### WHAT IS NEEDED:
Repeat the data word for word. Do not include the pictures.

### RECORDED DATA:
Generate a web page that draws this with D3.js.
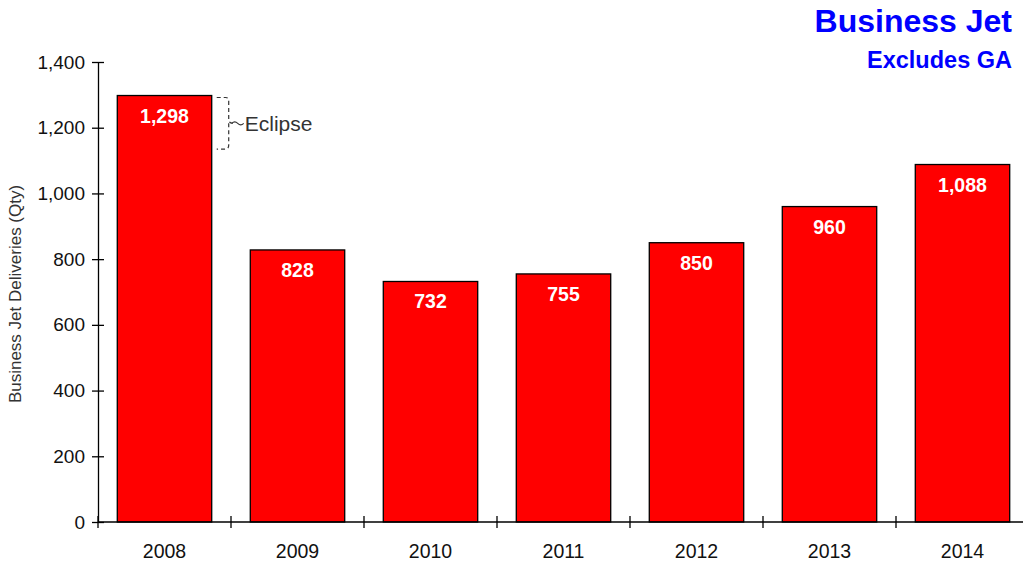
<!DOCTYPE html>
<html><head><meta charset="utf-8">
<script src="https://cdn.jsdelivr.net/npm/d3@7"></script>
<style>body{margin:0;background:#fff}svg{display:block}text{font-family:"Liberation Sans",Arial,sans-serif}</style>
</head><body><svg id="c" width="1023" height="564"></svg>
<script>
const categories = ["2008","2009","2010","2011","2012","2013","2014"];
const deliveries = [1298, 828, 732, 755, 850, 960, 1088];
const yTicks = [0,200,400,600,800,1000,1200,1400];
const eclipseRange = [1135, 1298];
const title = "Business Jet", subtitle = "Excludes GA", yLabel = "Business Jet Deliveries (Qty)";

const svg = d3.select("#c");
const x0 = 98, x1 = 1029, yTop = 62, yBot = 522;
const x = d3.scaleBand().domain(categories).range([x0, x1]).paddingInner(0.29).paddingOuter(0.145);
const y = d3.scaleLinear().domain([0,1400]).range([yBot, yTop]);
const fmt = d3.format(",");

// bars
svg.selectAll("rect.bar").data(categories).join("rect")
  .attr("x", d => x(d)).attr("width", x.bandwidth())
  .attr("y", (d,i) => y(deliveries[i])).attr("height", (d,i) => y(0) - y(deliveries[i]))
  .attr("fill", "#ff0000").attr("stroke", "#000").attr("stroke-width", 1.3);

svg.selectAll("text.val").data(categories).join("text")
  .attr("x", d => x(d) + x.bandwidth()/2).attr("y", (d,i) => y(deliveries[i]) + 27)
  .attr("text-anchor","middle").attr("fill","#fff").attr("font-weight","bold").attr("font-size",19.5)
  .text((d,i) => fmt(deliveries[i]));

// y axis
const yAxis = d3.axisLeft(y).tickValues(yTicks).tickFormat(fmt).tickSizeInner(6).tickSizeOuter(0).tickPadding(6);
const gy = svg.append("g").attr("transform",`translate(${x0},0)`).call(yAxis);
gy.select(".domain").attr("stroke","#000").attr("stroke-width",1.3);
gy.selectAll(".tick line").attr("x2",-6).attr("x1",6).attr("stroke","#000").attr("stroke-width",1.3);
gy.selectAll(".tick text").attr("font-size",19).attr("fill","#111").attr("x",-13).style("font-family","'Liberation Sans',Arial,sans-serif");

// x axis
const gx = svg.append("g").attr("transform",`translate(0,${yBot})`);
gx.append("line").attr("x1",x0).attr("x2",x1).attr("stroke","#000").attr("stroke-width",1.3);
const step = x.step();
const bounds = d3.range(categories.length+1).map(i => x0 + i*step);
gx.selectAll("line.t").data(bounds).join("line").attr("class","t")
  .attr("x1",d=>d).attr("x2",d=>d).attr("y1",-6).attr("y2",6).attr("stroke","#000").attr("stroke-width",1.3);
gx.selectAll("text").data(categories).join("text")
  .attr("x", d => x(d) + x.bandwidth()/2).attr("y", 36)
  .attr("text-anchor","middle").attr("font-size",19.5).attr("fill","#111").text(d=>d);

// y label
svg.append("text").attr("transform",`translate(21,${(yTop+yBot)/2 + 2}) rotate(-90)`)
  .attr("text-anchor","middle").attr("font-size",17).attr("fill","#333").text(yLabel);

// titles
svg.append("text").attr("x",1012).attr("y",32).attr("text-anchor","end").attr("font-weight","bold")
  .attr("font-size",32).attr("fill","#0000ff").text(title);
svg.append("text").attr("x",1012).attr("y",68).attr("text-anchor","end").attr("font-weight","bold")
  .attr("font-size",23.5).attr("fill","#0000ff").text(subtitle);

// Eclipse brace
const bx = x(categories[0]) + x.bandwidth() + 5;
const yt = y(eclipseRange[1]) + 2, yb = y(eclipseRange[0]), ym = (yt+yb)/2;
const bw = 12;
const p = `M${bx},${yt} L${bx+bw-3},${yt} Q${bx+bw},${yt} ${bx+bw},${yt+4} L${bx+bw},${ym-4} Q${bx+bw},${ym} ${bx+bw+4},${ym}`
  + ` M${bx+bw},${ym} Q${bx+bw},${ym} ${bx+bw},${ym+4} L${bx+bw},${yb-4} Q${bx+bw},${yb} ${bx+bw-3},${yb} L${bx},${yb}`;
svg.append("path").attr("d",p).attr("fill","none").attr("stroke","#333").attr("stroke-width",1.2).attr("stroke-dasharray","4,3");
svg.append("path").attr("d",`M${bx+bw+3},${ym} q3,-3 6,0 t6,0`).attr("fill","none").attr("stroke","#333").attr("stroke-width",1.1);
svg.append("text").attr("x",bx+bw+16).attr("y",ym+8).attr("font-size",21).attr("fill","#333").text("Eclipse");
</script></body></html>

### FINISHED EXERCISE:
Generate a web page that draws this with D3.js.
<!DOCTYPE html>
<html><head><meta charset="utf-8">
<script src="https://cdn.jsdelivr.net/npm/d3@7"></script>
<style>body{margin:0;background:#fff}svg{display:block}text{font-family:"Liberation Sans",Arial,sans-serif}</style>
</head><body><svg id="c" width="1023" height="564"></svg>
<script>
const categories = ["2008","2009","2010","2011","2012","2013","2014"];
const deliveries = [1298, 828, 732, 755, 850, 960, 1088];
const yTicks = [0,200,400,600,800,1000,1200,1400];
const eclipseRange = [1135, 1298];
const title = "Business Jet", subtitle = "Excludes GA", yLabel = "Business Jet Deliveries (Qty)";

const svg = d3.select("#c");
const x0 = 98, x1 = 1029, yTop = 62, yBot = 522;
const x = d3.scaleBand().domain(categories).range([x0, x1]).paddingInner(0.29).paddingOuter(0.145);
const y = d3.scaleLinear().domain([0,1400]).range([yBot, yTop]);
const fmt = d3.format(",");

// bars
svg.selectAll("rect.bar").data(categories).join("rect")
  .attr("x", d => x(d)).attr("width", x.bandwidth())
  .attr("y", (d,i) => y(deliveries[i])).attr("height", (d,i) => y(0) - y(deliveries[i]))
  .attr("fill", "#ff0000").attr("stroke", "#000").attr("stroke-width", 1.3);

svg.selectAll("text.val").data(categories).join("text")
  .attr("x", d => x(d) + x.bandwidth()/2).attr("y", (d,i) => y(deliveries[i]) + 27)
  .attr("text-anchor","middle").attr("fill","#fff").attr("font-weight","bold").attr("font-size",19.5)
  .text((d,i) => fmt(deliveries[i]));

// y axis
const yAxis = d3.axisLeft(y).tickValues(yTicks).tickFormat(fmt).tickSizeInner(6).tickSizeOuter(0).tickPadding(6);
const gy = svg.append("g").attr("transform",`translate(${x0},0)`).call(yAxis);
gy.select(".domain").attr("stroke","#000").attr("stroke-width",1.3);
gy.selectAll(".tick line").attr("x2",-6).attr("x1",6).attr("stroke","#000").attr("stroke-width",1.3);
gy.selectAll(".tick text").attr("font-size",19).attr("fill","#111").attr("x",-13).style("font-family","'Liberation Sans',Arial,sans-serif");

// x axis
const gx = svg.append("g").attr("transform",`translate(0,${yBot})`);
gx.append("line").attr("x1",x0).attr("x2",x1).attr("stroke","#000").attr("stroke-width",1.3);
const step = x.step();
const bounds = d3.range(categories.length+1).map(i => x0 + i*step);
gx.selectAll("line.t").data(bounds).join("line").attr("class","t")
  .attr("x1",d=>d).attr("x2",d=>d).attr("y1",-6).attr("y2",6).attr("stroke","#000").attr("stroke-width",1.3);
gx.selectAll("text").data(categories).join("text")
  .attr("x", d => x(d) + x.bandwidth()/2).attr("y", 36)
  .attr("text-anchor","middle").attr("font-size",19.5).attr("fill","#111").text(d=>d);

// y label
svg.append("text").attr("transform",`translate(21,${(yTop+yBot)/2 + 2}) rotate(-90)`)
  .attr("text-anchor","middle").attr("font-size",17).attr("fill","#333").text(yLabel);

// titles
svg.append("text").attr("x",1012).attr("y",32).attr("text-anchor","end").attr("font-weight","bold")
  .attr("font-size",32).attr("fill","#0000ff").text(title);
svg.append("text").attr("x",1012).attr("y",68).attr("text-anchor","end").attr("font-weight","bold")
  .attr("font-size",23.5).attr("fill","#0000ff").text(subtitle);

// Eclipse brace
const bx = x(categories[0]) + x.bandwidth() + 5;
const yt = y(eclipseRange[1]) + 2, yb = y(eclipseRange[0]), ym = (yt+yb)/2;
const bw = 12;
const p = `M${bx},${yt} L${bx+bw-3},${yt} Q${bx+bw},${yt} ${bx+bw},${yt+4} L${bx+bw},${ym-4} Q${bx+bw},${ym} ${bx+bw+4},${ym}`
  + ` M${bx+bw},${ym} Q${bx+bw},${ym} ${bx+bw},${ym+4} L${bx+bw},${yb-4} Q${bx+bw},${yb} ${bx+bw-3},${yb} L${bx},${yb}`;
svg.append("path").attr("d",p).attr("fill","none").attr("stroke","#333").attr("stroke-width",1.2).attr("stroke-dasharray","4,3");
svg.append("path").attr("d",`M${bx+bw+3},${ym} q3,-3 6,0 t6,0`).attr("fill","none").attr("stroke","#333").attr("stroke-width",1.1);
svg.append("text").attr("x",bx+bw+16).attr("y",ym+8).attr("font-size",21).attr("fill","#333").text("Eclipse");
</script></body></html>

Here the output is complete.